On 26 November we will be planting 203 trees in Harvard Hill Park. Two hundred tiny saplings supplied by the Woodland Trust to create a shelter band along the back wall of the park, below the M4. And three redwoods as feature trees. Don’t panic – the football area will be left intact! The kids from Falcons and Grove Park Schools will be helping us with this, along with – hopefully – lots of extra people (you!) to get the trees in the right way up, attach tree guards and mulch them properly to give them a good start. In future years the hope is that this habitat will support a return of the sparrows and hedgehogs that we have almost managed to wipe out from Chiswick. Meanwhile the three redwoods will maybe one day be visible over the top of the elevated A4 and passersby will admire them. This project is being organised in conjunction with London Borough of Hounslow’s parks’ department and Lampton Greenspace 360.
Photographs above: Tiny trees waiting to be planted / Geraldine King, head gardener at Chiswick House Trust, supervising bulb sorting / Planting a little roadside meadow
Last week our long-term plan to get all the roadside verges in Hounslow transformed into wildflower meadows came a minuscule step closer. The contractors dug up a bit of scruffy grass on the corner of the A4 and Sutton Court Road and sowed a specially prepared mixture of wildflowers, along with some bulbs. This is a pilot study, aimed at persuading council, contractors and residents that this can look good, benefit wildlife and be easy to maintain. The days when municipalities had the budget to close mow every lawned verge are gone, and the days when we thought this was a good thing are also gone. As we turn our cities into concrete, these tiny spaces become increasingly precious for our insect life – which in turn means our birds, and ourselves. This project is being organised in conjunction with Hounslow Highways.

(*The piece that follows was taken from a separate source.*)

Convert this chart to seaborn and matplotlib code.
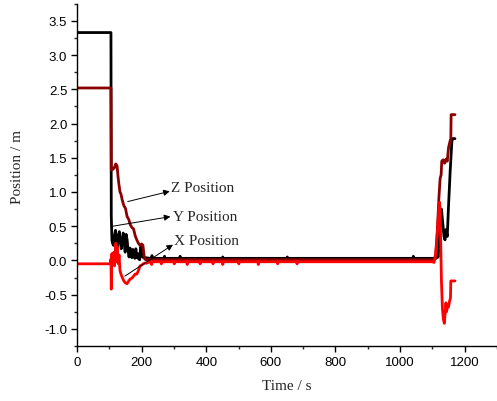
import matplotlib
matplotlib.use("Agg")
import matplotlib.pyplot as plt
import seaborn as sns
import pandas as pd
from matplotlib.ticker import MultipleLocator, FormatStrFormatter

# ---- data ----
time_y = [0, 105, 106, 108, 110, 113, 116, 119, 122, 125, 128, 131, 134, 137, 140, 143,
          146, 149, 152, 155, 158, 161, 164, 167, 170, 173, 176, 179, 182, 185, 188,
          191, 194, 197, 200, 203, 206, 209, 212, 225, 231, 232, 233, 260, 270, 271,
          272, 300, 318, 319, 320, 400, 450, 451, 452, 500, 600, 650, 651, 652, 700,
          800, 900, 1000, 1040, 1041, 1042, 1100,
          1110, 1118, 1124, 1128, 1132, 1136, 1139, 1142, 1146, 1150, 1155, 1160,
          1162, 1170]
pos_y = [3.33, 3.33, 0.65, 0.30, 0.25, 0.22, 0.36, 0.44, 0.28, 0.20, 0.36, 0.42, 0.27,
         0.17, 0.30, 0.40, 0.24, 0.12, 0.38, 0.30, 0.15, 0.05, 0.18, 0.10, 0.04, 0.16,
         0.07, 0.03, 0.17, 0.04, 0.10, 0.02, 0.01, 0.20, 0.18, 0.05, 0.04, 0.03, 0.04,
         0.03, 0.03, 0.07, 0.03, 0.03, 0.03, 0.06, 0.03, 0.03, 0.03, 0.06, 0.03, 0.03,
         0.03, 0.05, 0.03, 0.03, 0.03, 0.03, 0.05, 0.03, 0.03, 0.03, 0.03, 0.03, 0.03,
         0.06, 0.03, 0.03,
         0.03, 0.05, 0.50, 0.75, 0.55, 0.35, 0.30, 0.45, 0.35, 0.80, 1.30, 1.72, 1.78,
         1.78]

time_z = [0, 105, 106, 110, 115, 120, 124, 127, 130, 133, 136, 140, 145, 150, 155, 160,
          165, 170, 175, 180, 185, 190, 195, 200, 204, 208, 212, 230, 300, 400, 500,
          600, 700, 800, 900, 1000, 1105, 1110, 1115, 1120, 1124, 1127, 1129, 1133,
          1138, 1142, 1146, 1150, 1155, 1157, 1158, 1170]
pos_z = [2.52, 2.52, 1.32, 1.33, 1.35, 1.41, 1.38, 1.22, 1.10, 1.00, 0.97, 0.88, 0.80,
         0.76, 0.64, 0.60, 0.52, 0.48, 0.46, 0.36, 0.30, 0.25, 0.22, 0.24, 0.22, 0.05,
         0.01, 0.01, 0.01, 0.01, 0.01, 0.01, 0.01, 0.01, 0.01, 0.01, 0.01, 0.03, 0.40,
         0.90, 1.20, 1.25, 1.45, 1.47, 1.42, 1.48, 1.45, 1.65, 1.75, 1.75, 2.13, 2.13]

time_x = [0, 104, 105, 106, 107, 108, 109, 110, 112, 114, 116, 118, 120, 122, 124, 126,
          128, 130, 133, 136, 140, 145, 150, 155, 160, 165, 170, 175, 180, 185, 190,
          195, 200, 205, 210, 215, 220, 230, 231, 232, 260, 261, 262, 300, 301, 302,
          340, 341, 342, 380, 381, 382, 420, 421, 422, 450, 451, 452, 500, 501, 502,
          560, 561, 562, 620, 621, 622, 680, 681, 682, 700, 800, 900, 1000, 1100,
          1105, 1110, 1115, 1120,
          1122, 1124, 1126, 1128, 1131, 1134, 1137, 1139, 1142, 1144, 1147, 1150,
          1153, 1156, 1157, 1170]
pos_x = [-0.05, -0.05, 0.02, -0.42, -0.10, 0.10, -0.05, 0.08, 0.00, 0.12, -0.08, 0.05,
         0.25, -0.02, 0.20, 0.00, -0.05, 0.08, -0.15, -0.20, -0.25, -0.30, -0.33, -0.34,
         -0.30, -0.27, -0.26, -0.23, -0.20, -0.20, -0.15, -0.08, -0.07, -0.05, -0.04,
         -0.04, -0.03, -0.02, -0.06, -0.02, -0.02, -0.05, -0.02, -0.02, -0.05, -0.02,
         -0.02, -0.06, -0.02, -0.02, -0.05, -0.02, -0.02, -0.05, -0.02, -0.02, -0.06,
         -0.02, -0.02, -0.05, -0.02, -0.02, -0.06, -0.02, -0.02, -0.05, -0.02, -0.02,
         -0.05, -0.02, -0.02, -0.02, -0.02, -0.02, -0.02,
         -0.03, 0.10, 0.40, 0.75, 0.85, 0.70, 0.20, -0.30, -0.70, -0.86, -0.92, -0.80,
         -0.62, -0.75, -0.65, -0.68, -0.60, -0.55, -0.30, -0.30]

x_ticks = [0, 200, 400, 600, 800, 1000, 1200]
y_ticks = [-1.0, -0.5, 0.0, 0.5, 1.0, 1.5, 2.0, 2.5, 3.0, 3.5]
labels = ["Z Position", "Y Position", "X Position"]

# ---- plot ----
sns.set_style("ticks")
plt.rcParams["font.family"] = ["Liberation Sans", "DejaVu Sans"]

fig = plt.figure(figsize=(4.97, 4.02), dpi=100)
ax = fig.add_axes([0.155, 0.137, 0.845, 0.851])

df_y = pd.DataFrame({"t": time_y, "v": pos_y})
df_z = pd.DataFrame({"t": time_z, "v": pos_z})
df_x = pd.DataFrame({"t": time_x, "v": pos_x})

sns.lineplot(data=df_y, x="t", y="v", ax=ax, color="black", lw=2.0,
             sort=False, estimator=None)
sns.lineplot(data=df_z, x="t", y="v", ax=ax, color="#8B0000", lw=2.0,
             sort=False, estimator=None)
sns.lineplot(data=df_x, x="t", y="v", ax=ax, color="#FF0000", lw=2.0,
             sort=False, estimator=None)

ax.set_xlim(0, 1300)
ax.set_ylim(-1.25, 3.75)
ax.set_xticks(x_ticks)
ax.set_yticks(y_ticks)
ax.xaxis.set_minor_locator(MultipleLocator(100))
ax.yaxis.set_minor_locator(MultipleLocator(0.25))
ax.yaxis.set_major_formatter(FormatStrFormatter("%.1f"))
ax.tick_params(axis="both", which="major", direction="out", length=4, width=1,
               labelsize=9.5, colors="black", pad=3)
ax.tick_params(axis="both", which="minor", direction="out", length=2.5, width=1)
for s in ["top", "right"]:
    ax.spines[s].set_visible(False)
for s in ["left", "bottom"]:
    ax.spines[s].set_linewidth(1.0)
    ax.spines[s].set_color("black")

serif = ["Liberation Serif", "DejaVu Serif"]
ax.set_xlabel("Time / s", family=serif, fontsize=11, labelpad=8)
ax.set_ylabel("Position / m", family=serif, fontsize=11)
ax.yaxis.set_label_coords(-0.127, 0.527)

arrow = dict(arrowstyle="-|>", color="black", lw=0.7, mutation_scale=9,
             shrinkA=0, shrinkB=0)
ax.annotate("", xy=(287, 1.01), xytext=(157, 0.86), arrowprops=arrow)
ax.annotate("", xy=(289, 0.64), xytext=(111, 0.50), arrowprops=arrow)
ax.annotate("", xy=(297, 0.23), xytext=(148, -0.23), arrowprops=arrow)
ax.text(292, 1.07, labels[0], family=serif, fontsize=11, va="center", ha="left")
ax.text(297, 0.645, labels[1], family=serif, fontsize=11, va="center", ha="left")
ax.text(301, 0.29, labels[2], family=serif, fontsize=11, va="center", ha="left")

fig.savefig("out.png", dpi=100)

Also last week our volunteers joined with the staff of Chiswick House to pot up 5,500 spring bulbs for the Piazza Project that will transform the grotty open space on Turnham Green Terrace into a beautiful area. We intend to reclaim that space, where FMConways blithely plonked workmen’s cabins for nearly three years, and make it once more into a space that will be a pleasure to pass through, or to sit in and enjoy. At the same time the new flower bed should provide delight for us and bio-diversity for insects. 1,400 crocuses, 1,000 grape hyacinths, 1,000 purple drumstick alliums, 850 creamy scented narcissi, and 1,000 delicate tulips were potted up in a mammoth work session to be over-wintered at the Chiswick House Kitchen Garden, ready to go out next spring. We couldn’t have done that without the help of the Chiswick House team, led by Geraldine King. The Piazza Project has been made possible by S106 funding from the London Borough of Hounslow, plus extra funding from the sale of our Chiswick Timeline books (available at Fosters Bookshop on the High Road – go buy, great Christmas present!).
And at the Chiswick Area Forum next week (13th November) we will be asking our councillors what else can we do locally in Chiswick to improve our environment and try to stave off our looming global catastrophe. They just better not say ‘more car parking.’